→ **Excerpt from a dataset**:
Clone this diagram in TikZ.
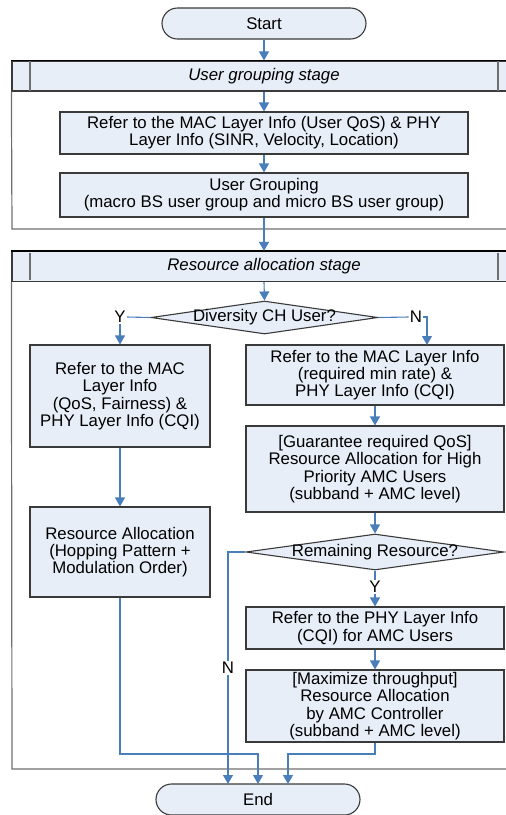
\documentclass[tikz,border=0pt]{standalone}
\usepackage{fontspec}
\setmainfont{Liberation Sans}
\usetikzlibrary{arrows.meta,shapes.geometric,calc}
\definecolor{boxfill}{HTML}{E8EEF7}
\definecolor{boxline}{HTML}{3A3A3A}
\definecolor{flow}{HTML}{4A7EBB}
\definecolor{sepgray}{HTML}{6E6E6E}
\tikzset{
  txt/.style={font=\fontsize{16.8}{17.3}\selectfont},
  procbox/.style={txt, draw=boxline, fill=boxfill, line width=1.1pt, align=center, inner sep=0pt},
  terminal/.style={procbox, rounded corners=15.5pt, minimum width=204pt, minimum height=31pt},
  decision/.style={diamond, draw=boxline, fill=boxfill, line width=1.1pt, inner sep=0pt},
  lanehead/.style={txt, draw=boxline, fill=boxfill, line width=1.2pt, inner sep=0pt,
     minimum width=504pt, minimum height=30pt, font=\fontsize{16.8}{17.3}\selectfont\itshape},
  laneedge/.style={draw=sepgray, line width=1.2pt},
  lanesep/.style={draw=sepgray, line width=2pt},
  conn/.style={draw=flow, line width=1.1pt},
  arr/.style={conn, -{Triangle[width=10pt,length=9pt]}},
  lbl/.style={txt, inner sep=1pt, fill=white},
}
\begin{document}
\begin{tikzpicture}[x=1pt,y=-1pt]
\useasboundingbox (0,0) rectangle (506,815);

% lanes
\node[lanehead] (lane1) at (264,76) {User grouping stage};
\draw[lanesep] (30,61) -- (30,91) (498,61) -- (498,91);
\draw[black, line width=1.5pt] (lane1.north west) -- (lane1.north east);
\draw[laneedge] (lane1.south west) -- (12,229) -- (520,229);

\node[lanehead] (lane2) at (264,266.5) {Resource allocation stage};
\draw[lanesep] (30,253) -- (30,280) (498,253) -- (498,280);
\draw[black, line width=1.5pt] (lane2.north west) -- (lane2.north east);
\draw[laneedge] (lane2.south west) -- (12,769) -- (520,769);

% nodes
\node[terminal] (start) at (264,23.5) {Start};
\node[procbox, minimum width=408pt, minimum height=42pt] (b1) at (264,133)
  {Refer to the MAC Layer Info (User QoS) \& PHY\\Layer Info (SINR, Velocity, Location)};
\node[procbox, minimum width=408pt, minimum height=44pt] (b2) at (264,195)
  {User Grouping\\(macro BS user group and micro BS user group)};
\node[decision, minimum width=227pt, minimum height=33pt,
  label={[txt]center:Diversity CH User?}] (d1) at (264.5,317.5) {};
\node[txt, inner sep=1pt] (y1) at (120,317) {Y};
\node[txt, inner sep=1pt] (n1) at (416,317) {N};
\node[procbox, minimum width=180pt, minimum height=102pt] (l1) at (120,396)
  {Refer to the MAC\\Layer Info\\(QoS, Fairness) \&\\PHY Layer Info (CQI)};
\node[procbox, minimum width=180pt, minimum height=90pt] (l2) at (120,552)
  {Resource Allocation\\(Hopping Pattern +\\Modulation Order)};
\node[procbox, minimum width=258pt, minimum height=60pt] (r1) at (375,375)
  {Refer to the MAC Layer Info\\(required min rate) \&\\PHY Layer Info (CQI)};
\node[procbox, minimum width=258pt, minimum height=86pt] (r2) at (375,469)
  {[Guarantee required QoS]\\Resource Allocation for High\\Priority AMC Users\\(subband + AMC level)};
\node[decision, minimum width=258pt, minimum height=36pt,
  label={[txt]center:Remaining Resource?}] (d2) at (375,552) {};
\node[txt, inner sep=1pt] (y2) at (375,587) {Y};
\node[procbox, minimum width=258pt, minimum height=42pt] (r3) at (375,628)
  {Refer to the PHY Layer Info\\(CQI) for AMC Users};
\node[procbox, minimum width=258pt, minimum height=72pt] (r4) at (375,706)
  {[Maximize throughput]\\Resource Allocation\\by AMC Controller\\(subband + AMC level)};
\node[terminal] (end) at (258,799.5) {End};

\coordinate (r1in) at (427,345);
\coordinate (e1) at (228,784);
\coordinate (e2) at (258,784);
\coordinate (e3) at (288,784);

% connectors
\draw[arr] (start.south) -- (lane1.north);
\draw[arr] (lane1.south) -- (b1.north);
\draw[arr] (b1.south) -- (b2.north);
\draw[arr] (b2.south) -- (lane2.north);
\draw[arr] (lane2.south) -- (d1.north);
\draw[conn] (d1.west) -- (y1.east);
\draw[arr] (y1.south) -- (l1.north);
\draw[conn] (d1.east) -- (n1.west);
\draw[arr] (n1.east) -| (r1in);
\draw[arr] (l1.south) -- (l2.north);
\draw[arr] (r1.south) -- (r2.north);
\draw[arr] (r2.south) -- (d2.north);
\draw[conn] (d2.south) -- (y2.north);
\draw[arr] (y2.south) -- (r3.north);
\draw[arr] (r3.south) -- (r4.north);
\draw[arr] (d2.west) -| (e1) node[lbl, pos=0.75] {N};
\draw[arr] (l2.south) |- (258,754) -- (e2);
\draw[arr] (r4.south) |- (288,754) -- (e3);
\end{tikzpicture}
\end{document}
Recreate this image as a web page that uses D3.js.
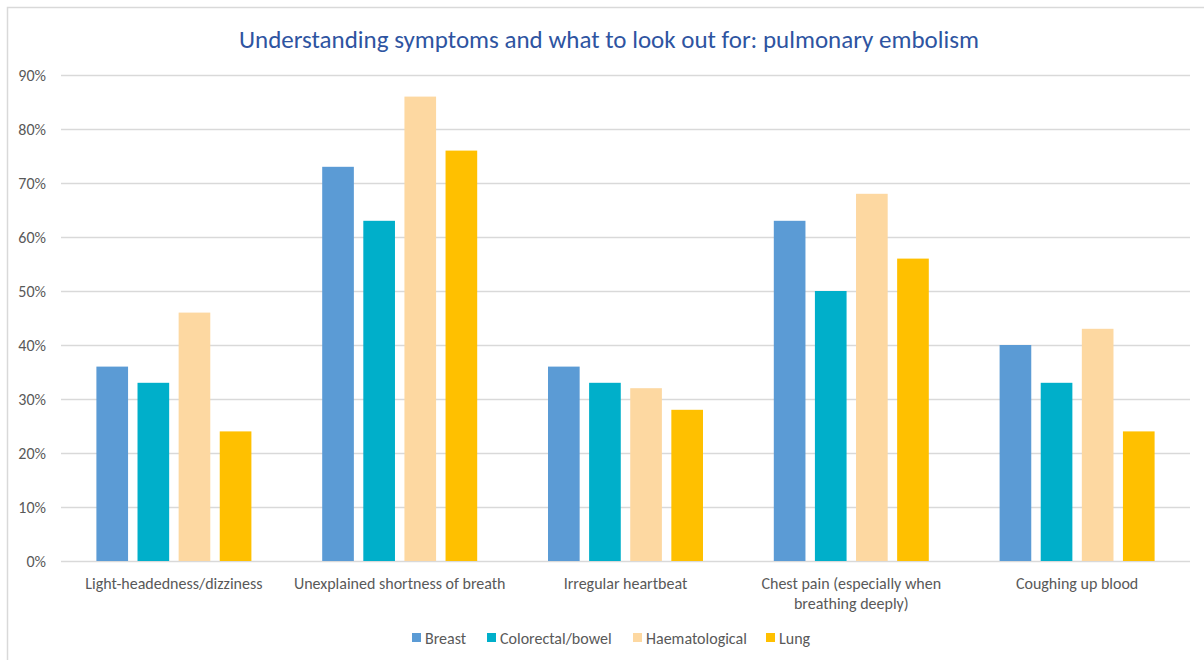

→ **WORK TO COMPLETE**: Reproduce only the lines from the beginning of the data through the line that contains "(12,769) -- (520,769);", both included, and please drop the pictures.

→ **RESPONSE TO THIS EXERCISE**:
Clone this diagram in TikZ.
\documentclass[tikz,border=0pt]{standalone}
\usepackage{fontspec}
\setmainfont{Liberation Sans}
\usetikzlibrary{arrows.meta,shapes.geometric,calc}
\definecolor{boxfill}{HTML}{E8EEF7}
\definecolor{boxline}{HTML}{3A3A3A}
\definecolor{flow}{HTML}{4A7EBB}
\definecolor{sepgray}{HTML}{6E6E6E}
\tikzset{
  txt/.style={font=\fontsize{16.8}{17.3}\selectfont},
  procbox/.style={txt, draw=boxline, fill=boxfill, line width=1.1pt, align=center, inner sep=0pt},
  terminal/.style={procbox, rounded corners=15.5pt, minimum width=204pt, minimum height=31pt},
  decision/.style={diamond, draw=boxline, fill=boxfill, line width=1.1pt, inner sep=0pt},
  lanehead/.style={txt, draw=boxline, fill=boxfill, line width=1.2pt, inner sep=0pt,
     minimum width=504pt, minimum height=30pt, font=\fontsize{16.8}{17.3}\selectfont\itshape},
  laneedge/.style={draw=sepgray, line width=1.2pt},
  lanesep/.style={draw=sepgray, line width=2pt},
  conn/.style={draw=flow, line width=1.1pt},
  arr/.style={conn, -{Triangle[width=10pt,length=9pt]}},
  lbl/.style={txt, inner sep=1pt, fill=white},
}
\begin{document}
\begin{tikzpicture}[x=1pt,y=-1pt]
\useasboundingbox (0,0) rectangle (506,815);

% lanes
\node[lanehead] (lane1) at (264,76) {User grouping stage};
\draw[lanesep] (30,61) -- (30,91) (498,61) -- (498,91);
\draw[black, line width=1.5pt] (lane1.north west) -- (lane1.north east);
\draw[laneedge] (lane1.south west) -- (12,229) -- (520,229);

\node[lanehead] (lane2) at (264,266.5) {Resource allocation stage};
\draw[lanesep] (30,253) -- (30,280) (498,253) -- (498,280);
\draw[black, line width=1.5pt] (lane2.north west) -- (lane2.north east);
\draw[laneedge] (lane2.south west) -- (12,769) -- (520,769);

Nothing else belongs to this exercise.